When Wood died, his estate went to his sister, Nan Wood Graham, the woman portrayed in American Gothic. When she died in 1990, her estate, along with Wood's personal effects and various works of art, became the property of the Figge Art Museum in Davenport, Iowa.

His work
Wood was an active painter from an extremely young age until his death, and although he is best known for his paintings, he worked in a large number of media, including ink, charcoal, ceramics, metal, wood and found objects.

Throughout his life he hired out his talents to many Iowa-based businesses as a steady source of income. This included painting advertisements, sketching rooms of a mortuary house for promotional flyers and, in one case, designing the corn-themed decor (including chandelier) for the dining room of a hotel. In addition, his 1928 trip to Munich was to oversee the making of the stained-glass windows he had designed for a Veterans Memorial Building in Cedar Rapids.

Regionalism
Grant Wood is most closely associated with the American movement of Regionalism that was primarily situated in the Midwest. He was one of three artists most-associated with this movement. The others, John Steuart Curry and Thomas Hart Benton, returned to the Midwest in the 1930s due to Wood's encouragement and assistance with locating teaching positions for them at colleges in Wisconsin and Kansas respectively. Along with Benton, Curry, and other Regionalist artists, Wood's work was marketed through Associated American Artists in New York for many years.

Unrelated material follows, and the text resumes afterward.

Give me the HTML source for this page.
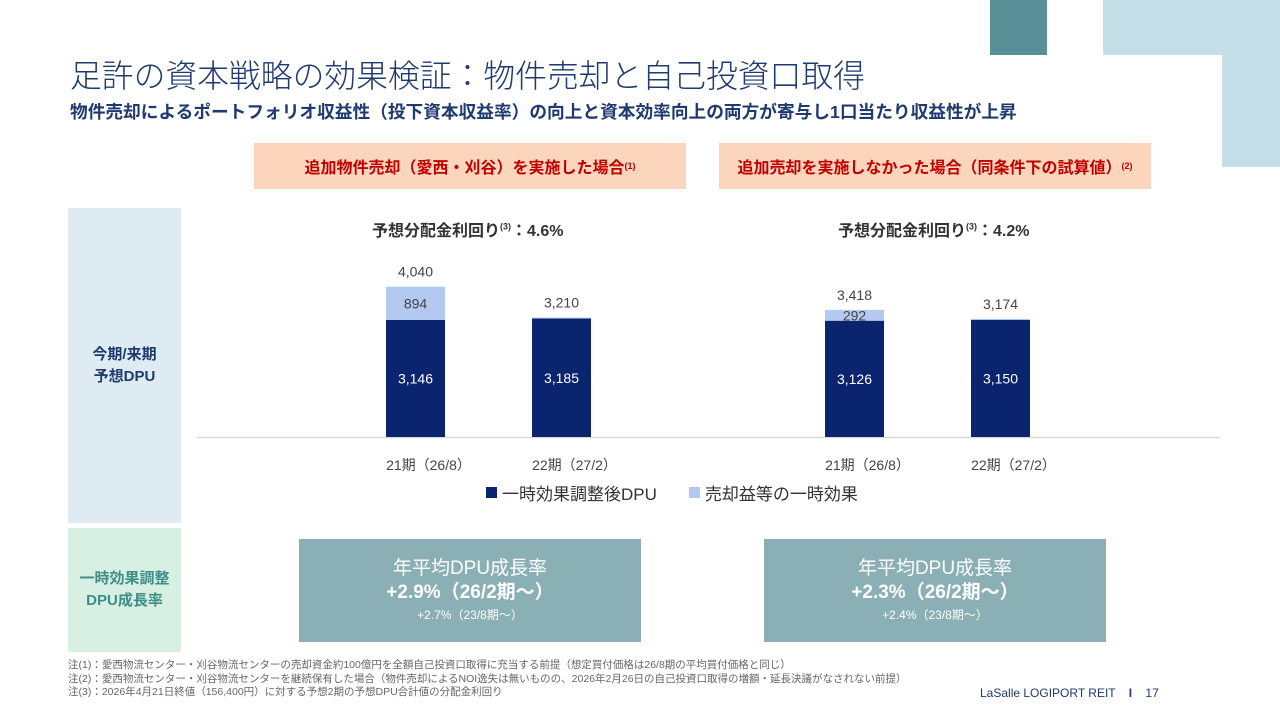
<!DOCTYPE html>
<html><head><meta charset="utf-8">
<style>
body{margin:0;width:1280px;height:720px;background:#fff;position:relative;overflow:hidden;font-family:"Liberation Sans","Noto Sans CJK JP",sans-serif;}
.a{position:absolute;}
.c{display:flex;align-items:center;justify-content:center;text-align:center;}
</style></head><body>
<div class="a" style="left:990px;top:0;width:57px;height:55px;background:#5a8f98"></div>
<div class="a" style="left:1103px;top:0;width:177px;height:55px;background:#c5dfe8"></div>
<div class="a" style="left:1222px;top:55px;width:58px;height:112px;background:#c5dfe8"></div>

<div class="a" style="left:70px;top:51px;font-size:31.8px;color:#1f3a6e;font-weight:300;white-space:nowrap">足許の資本戦略の効果検証：物件売却と自己投資口取得</div>
<div class="a" style="left:70px;top:98px;font-size:17.7px;color:#1f3a6e;font-weight:bold;white-space:nowrap">物件売却によるポートフォリオ収益性（投下資本収益率）の向上と資本効率向上の両方が寄与し1口当たり収益性が上昇</div>

<div class="a c" style="left:254px;top:143px;width:432px;height:46px;background:#fcd5bd;color:#c00000;font-weight:bold;font-size:16px">追加物件売却（愛西・刈谷）を実施した場合<sup style="font-size:9px">(1)</sup></div>
<div class="a c" style="left:719px;top:143px;width:432px;height:46px;background:#fcd5bd;color:#c00000;font-weight:bold;font-size:16px">追加売却を実施しなかった場合（同条件下の試算値）<sup style="font-size:9px">(2)</sup></div>

<div class="a c" style="left:68px;top:208px;width:113px;height:315px;background:#deebf3;color:#1f3a6e;font-weight:bold;font-size:15px;line-height:22px">今期/来期<br>予想DPU</div>
<div class="a c" style="left:68px;top:528px;width:113px;height:124px;background:#d8efe3;color:#3d8f86;font-weight:bold;font-size:15px;line-height:22px">一時効果調整<br>DPU成長率</div>

<div class="a" style="left:372px;top:217px;font-size:16px;font-weight:bold;color:#333;white-space:nowrap">予想分配金利回り<sup style="font-size:9px">(3)</sup>：4.6%</div>
<div class="a" style="left:838px;top:217px;font-size:16px;font-weight:bold;color:#333;white-space:nowrap">予想分配金利回り<sup style="font-size:9px">(3)</sup>：4.2%</div>

<svg class="a" style="left:0;top:0" width="1280" height="720" id="chart"></svg>

<div class="a" style="left:486px;top:480px;font-size:17px;color:#333;white-space:nowrap;display:flex;align-items:center">
<span style="width:11px;height:11px;background:#0b2470;display:inline-block;margin-right:5px"></span><span>一時効果調整後DPU</span>
<span style="width:11px;height:11px;background:#b4c9f2;display:inline-block;margin:0 5px 0 32px"></span><span>売却益等の一時効果</span></div>

<div class="a c" style="left:299px;top:539px;width:342px;height:103px;background:#8ab0b5;color:#fff;flex-direction:column">
<div style="font-size:19px;line-height:24px">年平均DPU成長率</div><div style="font-size:19px;font-weight:bold;line-height:24px">+2.9%（26/2期～）</div><div style="font-size:12px;line-height:20px">+2.7%（23/8期～）</div></div>
<div class="a c" style="left:764px;top:539px;width:342px;height:103px;background:#8ab0b5;color:#fff;flex-direction:column">
<div style="font-size:19px;line-height:24px">年平均DPU成長率</div><div style="font-size:19px;font-weight:bold;line-height:24px">+2.3%（26/2期～）</div><div style="font-size:12px;line-height:20px">+2.4%（23/8期～）</div></div>

<div class="a" style="left:68px;top:659px;font-size:10.5px;color:#666;line-height:13.5px;white-space:nowrap">
注(1)：愛西物流センター・刈谷物流センターの売却資金約100億円を全額自己投資口取得に充当する前提（想定買付価格は26/8期の平均買付価格と同じ）<br>
注(2)：愛西物流センター・刈谷物流センターを継続保有した場合（物件売却によるNOI逸失は無いものの、2026年2月26日の自己投資口取得の増額・延長決議がなされない前提）<br>
注(3)：2026年4月21日終値（156,400円）に対する予想2期の予想DPU合計値の分配金利回り</div>
<div class="a" style="left:980px;top:686px;font-size:12px;color:#1f3a6e;white-space:nowrap">LaSalle LOGIPORT REIT &nbsp;&nbsp; <b>I</b> &nbsp;&nbsp; 17</div>

<script>
const categories=["21期（26/8）","22期（27/2）","21期（26/8）","22期（27/2）"];
const adjustedDPU=[3146,3185,3126,3150];
const oneTimeEffect=[894,25,292,24];
const totals=["4,040","3,210","3,418","3,174"];
const adjLabels=["3,146","3,185","3,126","3,150"];
const oneLabels=["894","","292",""];
const NS="http://www.w3.org/2000/svg";
const svg=document.getElementById('chart');
const baseY=437, k=0.0372;
const barX=[386,532,825,971], bw=59;
function y(v){return baseY-v*k;}
function mk(t,a){const e=document.createElementNS(NS,t);for(const q in a)e.setAttribute(q,a[q]);svg.appendChild(e);return e;}
const ax=mk('line',{x1:197,x2:1220,y1:baseY+0.5,y2:baseY+0.5,stroke:'#d9d9d9','stroke-width':1.5});


categories.forEach((c,i)=>{
  const x=barX[i];
  const r1=mk('rect',{x:x,y:y(adjustedDPU[i]),width:bw,height:adjustedDPU[i]*k,fill:'#0b2470'});
  
  
  const r2=mk('rect',{x:x,y:y(adjustedDPU[i]+oneTimeEffect[i]),width:bw,height:oneTimeEffect[i]*k,fill:'#b4c9f2'});
  
  
  const cx=x+bw/2;
  const t1=mk('text',{x:cx,y:(y(adjustedDPU[i])+baseY)/2+5,'text-anchor':'middle',fill:'#fff','font-size':14});
  t1.textContent=adjLabels[i];
  
  
  if(oneLabels[i]){const t2=mk('text',{x:cx,y:y(adjustedDPU[i]+oneTimeEffect[i]/2)+5,'text-anchor':'middle',fill:'#444','font-size':14});
  t2.textContent=oneLabels[i];
  
  }
  const t3=mk('text',{x:cx,y:y(adjustedDPU[i]+oneTimeEffect[i])-10,'text-anchor':'middle',fill:'#444','font-size':14});
  t3.textContent=totals[i];
  
  
  const t4=mk('text',{x:cx+13,y:470,'text-anchor':'middle',fill:'#444','font-size':14});
  t4.textContent=c;
  
  
});
</script>
</body></html>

Wood's best known work is his 1930 painting American Gothic, one of the most familiar images in 20th century American art. The painting was first exhibited at the Art Institute of Chicago where it can still be found today. Today, the painting is often parodied in pop culture, and remains one of the most notable examples of American Regionalism. Wood is considered the patron artist of Cedar Rapids, and one of his designs is depicted on the 2004 Iowa State quarter.